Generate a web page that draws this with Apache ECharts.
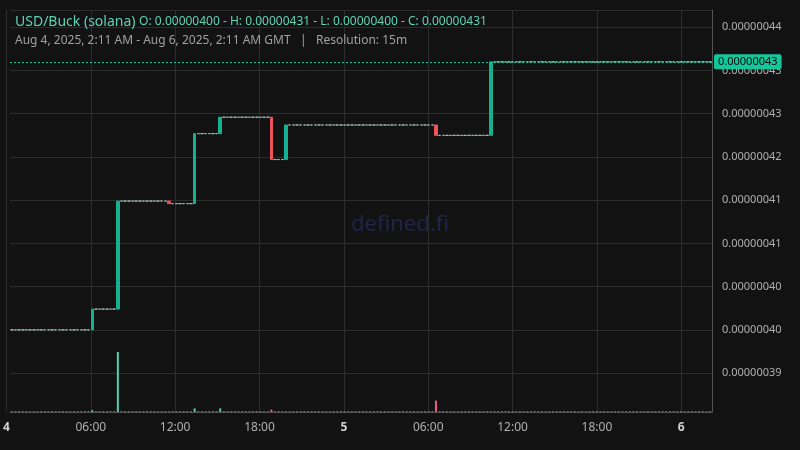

==

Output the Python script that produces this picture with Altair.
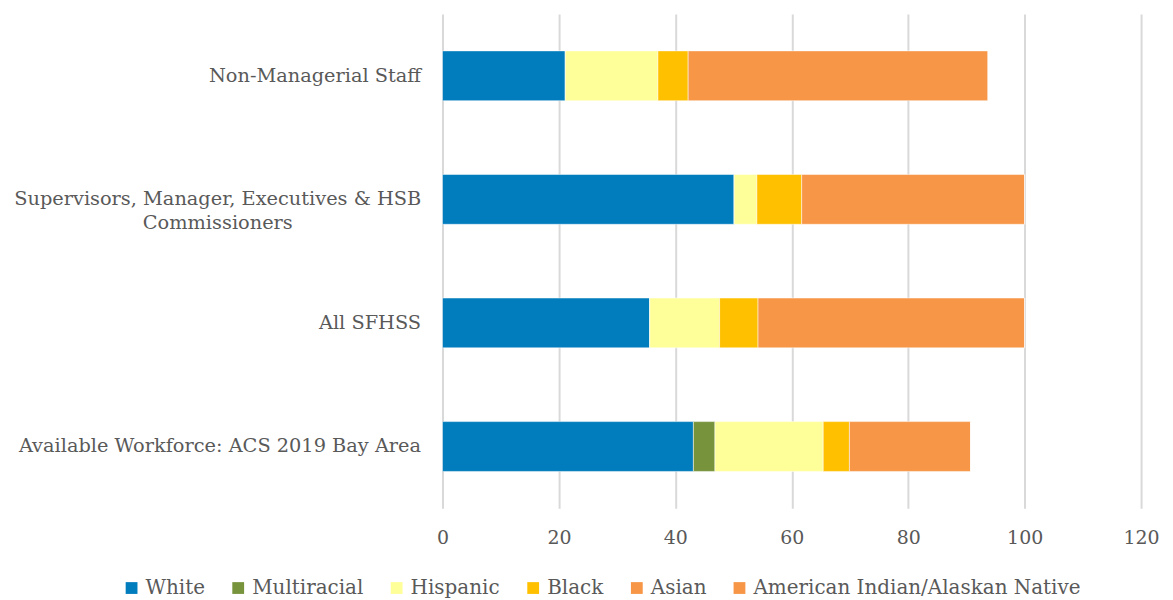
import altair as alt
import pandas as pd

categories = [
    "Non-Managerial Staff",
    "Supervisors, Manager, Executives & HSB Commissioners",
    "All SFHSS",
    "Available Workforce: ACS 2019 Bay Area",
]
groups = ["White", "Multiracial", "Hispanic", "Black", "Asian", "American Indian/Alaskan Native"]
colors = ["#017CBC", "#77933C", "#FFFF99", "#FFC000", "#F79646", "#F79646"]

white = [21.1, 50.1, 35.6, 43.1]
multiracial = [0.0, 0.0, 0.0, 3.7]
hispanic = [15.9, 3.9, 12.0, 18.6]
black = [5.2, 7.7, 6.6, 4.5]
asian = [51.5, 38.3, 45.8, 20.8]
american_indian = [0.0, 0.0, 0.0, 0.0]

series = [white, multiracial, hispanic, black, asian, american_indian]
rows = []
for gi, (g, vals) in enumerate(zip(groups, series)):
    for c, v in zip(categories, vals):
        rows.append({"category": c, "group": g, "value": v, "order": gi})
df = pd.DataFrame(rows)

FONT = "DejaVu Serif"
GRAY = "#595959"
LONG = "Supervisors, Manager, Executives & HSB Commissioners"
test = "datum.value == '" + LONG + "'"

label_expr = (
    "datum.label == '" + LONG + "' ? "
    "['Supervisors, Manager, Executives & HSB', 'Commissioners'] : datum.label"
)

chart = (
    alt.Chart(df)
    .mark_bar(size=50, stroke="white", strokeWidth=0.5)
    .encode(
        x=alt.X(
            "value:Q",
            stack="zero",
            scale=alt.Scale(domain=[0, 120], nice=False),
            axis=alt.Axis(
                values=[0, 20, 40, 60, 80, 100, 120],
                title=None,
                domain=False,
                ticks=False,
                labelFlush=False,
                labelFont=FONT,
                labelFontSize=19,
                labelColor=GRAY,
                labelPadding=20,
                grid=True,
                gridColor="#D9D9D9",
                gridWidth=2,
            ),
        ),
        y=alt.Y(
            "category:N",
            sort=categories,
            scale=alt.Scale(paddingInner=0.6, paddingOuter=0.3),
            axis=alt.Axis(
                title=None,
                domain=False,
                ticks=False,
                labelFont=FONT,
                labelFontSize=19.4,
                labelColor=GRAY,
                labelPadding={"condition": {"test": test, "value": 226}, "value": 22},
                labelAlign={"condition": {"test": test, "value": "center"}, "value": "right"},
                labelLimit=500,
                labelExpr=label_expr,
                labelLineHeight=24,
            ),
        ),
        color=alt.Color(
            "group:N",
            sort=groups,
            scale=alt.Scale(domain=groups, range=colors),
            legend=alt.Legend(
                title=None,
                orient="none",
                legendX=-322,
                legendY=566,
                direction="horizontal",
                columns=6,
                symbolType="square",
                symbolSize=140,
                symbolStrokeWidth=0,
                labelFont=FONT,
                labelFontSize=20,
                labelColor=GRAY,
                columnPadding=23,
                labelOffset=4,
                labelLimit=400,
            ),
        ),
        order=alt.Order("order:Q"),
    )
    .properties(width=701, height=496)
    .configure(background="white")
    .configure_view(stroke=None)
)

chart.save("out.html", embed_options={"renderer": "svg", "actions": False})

Task to carry out
Above are records with pictures. Reproduce exactly only the lines from the line with "Output the Python" through the line with "import pandas as pd", both ends included, and leave the pictures out.

Solution below
Output the Python script that produces this picture with Altair.
import altair as alt
import pandas as pd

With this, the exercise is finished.